=== What to produce ===
Word for word, restate the lines from the start of the data below through the line containing "0.98, 0.95, 0.94]".

=== Supplied data ===

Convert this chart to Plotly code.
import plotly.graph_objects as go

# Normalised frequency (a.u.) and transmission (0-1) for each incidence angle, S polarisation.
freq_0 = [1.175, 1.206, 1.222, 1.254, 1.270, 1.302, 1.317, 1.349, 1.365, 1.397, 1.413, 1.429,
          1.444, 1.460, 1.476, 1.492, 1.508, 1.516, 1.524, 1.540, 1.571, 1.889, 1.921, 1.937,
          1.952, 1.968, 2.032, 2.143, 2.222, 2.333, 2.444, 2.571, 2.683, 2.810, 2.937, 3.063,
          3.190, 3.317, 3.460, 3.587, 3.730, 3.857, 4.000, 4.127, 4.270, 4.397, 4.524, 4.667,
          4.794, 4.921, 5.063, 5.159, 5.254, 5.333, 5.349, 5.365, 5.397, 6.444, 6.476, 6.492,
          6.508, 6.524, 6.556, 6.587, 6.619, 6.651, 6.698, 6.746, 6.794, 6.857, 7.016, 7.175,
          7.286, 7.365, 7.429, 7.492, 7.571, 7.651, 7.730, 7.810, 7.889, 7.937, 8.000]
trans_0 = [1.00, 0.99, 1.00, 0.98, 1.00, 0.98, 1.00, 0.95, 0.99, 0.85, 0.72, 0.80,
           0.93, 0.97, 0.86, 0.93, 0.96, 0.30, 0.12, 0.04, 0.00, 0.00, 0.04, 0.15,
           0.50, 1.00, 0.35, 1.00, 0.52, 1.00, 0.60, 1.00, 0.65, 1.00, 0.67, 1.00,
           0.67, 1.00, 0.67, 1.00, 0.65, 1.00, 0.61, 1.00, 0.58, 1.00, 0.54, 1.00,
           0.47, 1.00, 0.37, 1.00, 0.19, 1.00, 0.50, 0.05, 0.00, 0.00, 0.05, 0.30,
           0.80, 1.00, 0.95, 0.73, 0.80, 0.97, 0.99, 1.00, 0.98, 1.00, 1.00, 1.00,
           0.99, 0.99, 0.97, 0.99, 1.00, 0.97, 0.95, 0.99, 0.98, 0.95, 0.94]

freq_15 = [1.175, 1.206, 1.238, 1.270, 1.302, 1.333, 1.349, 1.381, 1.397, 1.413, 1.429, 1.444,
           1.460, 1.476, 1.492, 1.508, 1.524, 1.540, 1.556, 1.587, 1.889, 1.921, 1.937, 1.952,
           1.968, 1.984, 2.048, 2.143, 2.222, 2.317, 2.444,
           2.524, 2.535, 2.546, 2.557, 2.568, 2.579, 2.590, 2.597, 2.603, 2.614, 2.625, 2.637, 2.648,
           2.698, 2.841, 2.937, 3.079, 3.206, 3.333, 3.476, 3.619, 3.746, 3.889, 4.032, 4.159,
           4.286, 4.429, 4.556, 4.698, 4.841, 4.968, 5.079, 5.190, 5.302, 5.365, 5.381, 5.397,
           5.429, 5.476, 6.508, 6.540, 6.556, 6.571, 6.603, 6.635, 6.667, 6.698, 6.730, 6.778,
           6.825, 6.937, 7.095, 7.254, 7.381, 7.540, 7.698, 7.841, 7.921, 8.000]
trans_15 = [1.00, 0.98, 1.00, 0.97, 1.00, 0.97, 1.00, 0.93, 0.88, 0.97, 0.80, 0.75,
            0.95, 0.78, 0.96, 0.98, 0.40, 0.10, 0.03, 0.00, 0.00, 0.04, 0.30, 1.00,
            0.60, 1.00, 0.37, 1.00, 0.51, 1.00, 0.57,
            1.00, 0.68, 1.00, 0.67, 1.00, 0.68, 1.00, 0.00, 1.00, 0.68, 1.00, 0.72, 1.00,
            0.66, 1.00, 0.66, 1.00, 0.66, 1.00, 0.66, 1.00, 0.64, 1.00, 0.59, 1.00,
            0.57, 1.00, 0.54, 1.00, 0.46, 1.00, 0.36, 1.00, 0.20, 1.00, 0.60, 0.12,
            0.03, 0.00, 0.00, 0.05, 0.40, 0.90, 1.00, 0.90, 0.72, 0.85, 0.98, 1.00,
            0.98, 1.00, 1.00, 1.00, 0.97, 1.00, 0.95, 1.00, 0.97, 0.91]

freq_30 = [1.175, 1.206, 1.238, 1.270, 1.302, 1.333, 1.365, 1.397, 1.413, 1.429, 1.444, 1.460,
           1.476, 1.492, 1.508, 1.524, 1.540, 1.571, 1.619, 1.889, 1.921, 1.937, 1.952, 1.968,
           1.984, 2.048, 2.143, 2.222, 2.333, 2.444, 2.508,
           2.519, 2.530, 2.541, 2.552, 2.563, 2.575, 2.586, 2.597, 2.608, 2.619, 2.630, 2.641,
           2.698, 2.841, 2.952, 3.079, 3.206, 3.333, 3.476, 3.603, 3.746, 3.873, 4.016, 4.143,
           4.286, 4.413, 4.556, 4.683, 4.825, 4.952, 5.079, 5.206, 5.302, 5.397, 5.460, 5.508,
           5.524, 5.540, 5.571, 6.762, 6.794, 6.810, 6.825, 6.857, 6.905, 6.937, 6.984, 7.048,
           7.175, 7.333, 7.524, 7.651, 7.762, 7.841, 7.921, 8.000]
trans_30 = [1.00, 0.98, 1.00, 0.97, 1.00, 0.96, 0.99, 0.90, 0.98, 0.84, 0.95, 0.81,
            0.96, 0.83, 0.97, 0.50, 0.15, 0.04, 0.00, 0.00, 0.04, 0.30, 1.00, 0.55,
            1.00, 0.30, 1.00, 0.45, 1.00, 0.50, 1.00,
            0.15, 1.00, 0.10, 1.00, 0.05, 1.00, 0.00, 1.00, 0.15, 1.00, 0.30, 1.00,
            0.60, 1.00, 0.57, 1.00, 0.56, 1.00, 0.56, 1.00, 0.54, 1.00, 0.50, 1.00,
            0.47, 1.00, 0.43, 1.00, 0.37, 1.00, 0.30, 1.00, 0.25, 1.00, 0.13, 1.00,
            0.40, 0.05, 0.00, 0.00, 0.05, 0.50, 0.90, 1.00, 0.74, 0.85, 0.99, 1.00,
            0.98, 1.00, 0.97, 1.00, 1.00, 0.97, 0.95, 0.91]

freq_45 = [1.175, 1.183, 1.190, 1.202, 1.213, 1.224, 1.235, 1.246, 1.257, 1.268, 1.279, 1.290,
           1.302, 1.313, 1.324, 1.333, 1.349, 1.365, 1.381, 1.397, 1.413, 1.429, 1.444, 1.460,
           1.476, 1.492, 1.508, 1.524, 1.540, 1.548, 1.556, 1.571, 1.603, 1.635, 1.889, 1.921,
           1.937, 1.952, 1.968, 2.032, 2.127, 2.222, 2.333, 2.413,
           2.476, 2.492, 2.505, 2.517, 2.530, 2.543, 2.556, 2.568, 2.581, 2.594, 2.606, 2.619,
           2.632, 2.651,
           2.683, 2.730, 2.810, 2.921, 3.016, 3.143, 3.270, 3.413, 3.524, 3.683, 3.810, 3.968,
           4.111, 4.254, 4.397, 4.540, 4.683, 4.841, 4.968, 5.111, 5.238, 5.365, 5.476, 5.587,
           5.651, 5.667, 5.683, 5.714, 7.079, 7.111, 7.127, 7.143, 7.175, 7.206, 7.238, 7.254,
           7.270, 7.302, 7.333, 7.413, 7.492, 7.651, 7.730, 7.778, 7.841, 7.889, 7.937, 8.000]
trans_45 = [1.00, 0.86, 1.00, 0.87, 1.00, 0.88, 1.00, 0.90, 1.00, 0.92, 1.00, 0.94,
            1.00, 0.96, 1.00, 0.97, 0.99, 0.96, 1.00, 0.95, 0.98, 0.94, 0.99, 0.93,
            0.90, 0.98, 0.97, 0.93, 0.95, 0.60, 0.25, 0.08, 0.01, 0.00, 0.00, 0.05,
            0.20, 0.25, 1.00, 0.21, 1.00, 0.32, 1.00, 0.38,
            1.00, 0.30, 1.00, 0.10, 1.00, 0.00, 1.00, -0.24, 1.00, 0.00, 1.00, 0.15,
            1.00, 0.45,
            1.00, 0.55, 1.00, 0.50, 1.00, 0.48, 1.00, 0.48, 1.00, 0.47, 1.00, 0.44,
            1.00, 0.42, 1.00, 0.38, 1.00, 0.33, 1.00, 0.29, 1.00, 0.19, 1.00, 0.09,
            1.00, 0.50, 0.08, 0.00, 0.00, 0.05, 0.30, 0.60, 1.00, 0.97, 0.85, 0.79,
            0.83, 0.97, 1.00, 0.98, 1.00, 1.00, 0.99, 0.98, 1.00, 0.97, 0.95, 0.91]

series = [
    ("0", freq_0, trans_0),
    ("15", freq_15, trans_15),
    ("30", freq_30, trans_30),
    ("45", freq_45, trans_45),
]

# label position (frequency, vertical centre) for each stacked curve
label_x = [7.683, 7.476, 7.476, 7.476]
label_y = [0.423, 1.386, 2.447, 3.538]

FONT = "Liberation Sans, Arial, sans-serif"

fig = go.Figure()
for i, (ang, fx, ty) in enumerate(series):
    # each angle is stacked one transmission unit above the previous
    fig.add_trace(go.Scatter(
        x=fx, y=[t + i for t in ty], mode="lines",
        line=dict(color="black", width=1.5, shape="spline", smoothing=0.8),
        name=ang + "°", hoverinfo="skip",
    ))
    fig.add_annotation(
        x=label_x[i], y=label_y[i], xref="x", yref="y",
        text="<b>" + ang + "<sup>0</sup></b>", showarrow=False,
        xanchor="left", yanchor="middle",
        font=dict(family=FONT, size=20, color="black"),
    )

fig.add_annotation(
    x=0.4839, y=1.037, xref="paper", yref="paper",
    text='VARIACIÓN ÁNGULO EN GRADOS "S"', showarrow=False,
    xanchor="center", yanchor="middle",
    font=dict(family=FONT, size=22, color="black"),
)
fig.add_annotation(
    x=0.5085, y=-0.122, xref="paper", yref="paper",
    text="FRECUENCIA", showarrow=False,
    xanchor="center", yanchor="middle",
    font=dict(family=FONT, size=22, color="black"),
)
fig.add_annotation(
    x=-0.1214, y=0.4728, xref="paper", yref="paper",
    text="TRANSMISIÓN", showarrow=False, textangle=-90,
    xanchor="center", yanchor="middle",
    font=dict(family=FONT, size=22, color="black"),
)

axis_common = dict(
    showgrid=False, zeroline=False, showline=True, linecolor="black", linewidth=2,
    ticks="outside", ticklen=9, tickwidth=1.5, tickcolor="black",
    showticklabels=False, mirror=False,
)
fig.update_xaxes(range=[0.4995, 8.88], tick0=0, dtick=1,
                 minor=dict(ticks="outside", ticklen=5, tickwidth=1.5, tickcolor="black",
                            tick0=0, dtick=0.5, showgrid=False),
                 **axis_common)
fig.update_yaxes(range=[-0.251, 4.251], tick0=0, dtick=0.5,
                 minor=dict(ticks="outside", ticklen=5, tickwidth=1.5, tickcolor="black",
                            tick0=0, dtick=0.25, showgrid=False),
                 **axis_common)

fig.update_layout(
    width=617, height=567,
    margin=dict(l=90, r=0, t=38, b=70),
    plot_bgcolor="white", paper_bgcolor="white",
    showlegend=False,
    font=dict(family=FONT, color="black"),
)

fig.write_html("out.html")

=== Solution ===
Convert this chart to Plotly code.
import plotly.graph_objects as go

# Normalised frequency (a.u.) and transmission (0-1) for each incidence angle, S polarisation.
freq_0 = [1.175, 1.206, 1.222, 1.254, 1.270, 1.302, 1.317, 1.349, 1.365, 1.397, 1.413, 1.429,
          1.444, 1.460, 1.476, 1.492, 1.508, 1.516, 1.524, 1.540, 1.571, 1.889, 1.921, 1.937,
          1.952, 1.968, 2.032, 2.143, 2.222, 2.333, 2.444, 2.571, 2.683, 2.810, 2.937, 3.063,
          3.190, 3.317, 3.460, 3.587, 3.730, 3.857, 4.000, 4.127, 4.270, 4.397, 4.524, 4.667,
          4.794, 4.921, 5.063, 5.159, 5.254, 5.333, 5.349, 5.365, 5.397, 6.444, 6.476, 6.492,
          6.508, 6.524, 6.556, 6.587, 6.619, 6.651, 6.698, 6.746, 6.794, 6.857, 7.016, 7.175,
          7.286, 7.365, 7.429, 7.492, 7.571, 7.651, 7.730, 7.810, 7.889, 7.937, 8.000]
trans_0 = [1.00, 0.99, 1.00, 0.98, 1.00, 0.98, 1.00, 0.95, 0.99, 0.85, 0.72, 0.80,
           0.93, 0.97, 0.86, 0.93, 0.96, 0.30, 0.12, 0.04, 0.00, 0.00, 0.04, 0.15,
           0.50, 1.00, 0.35, 1.00, 0.52, 1.00, 0.60, 1.00, 0.65, 1.00, 0.67, 1.00,
           0.67, 1.00, 0.67, 1.00, 0.65, 1.00, 0.61, 1.00, 0.58, 1.00, 0.54, 1.00,
           0.47, 1.00, 0.37, 1.00, 0.19, 1.00, 0.50, 0.05, 0.00, 0.00, 0.05, 0.30,
           0.80, 1.00, 0.95, 0.73, 0.80, 0.97, 0.99, 1.00, 0.98, 1.00, 1.00, 1.00,
           0.99, 0.99, 0.97, 0.99, 1.00, 0.97, 0.95, 0.99, 0.98, 0.95, 0.94]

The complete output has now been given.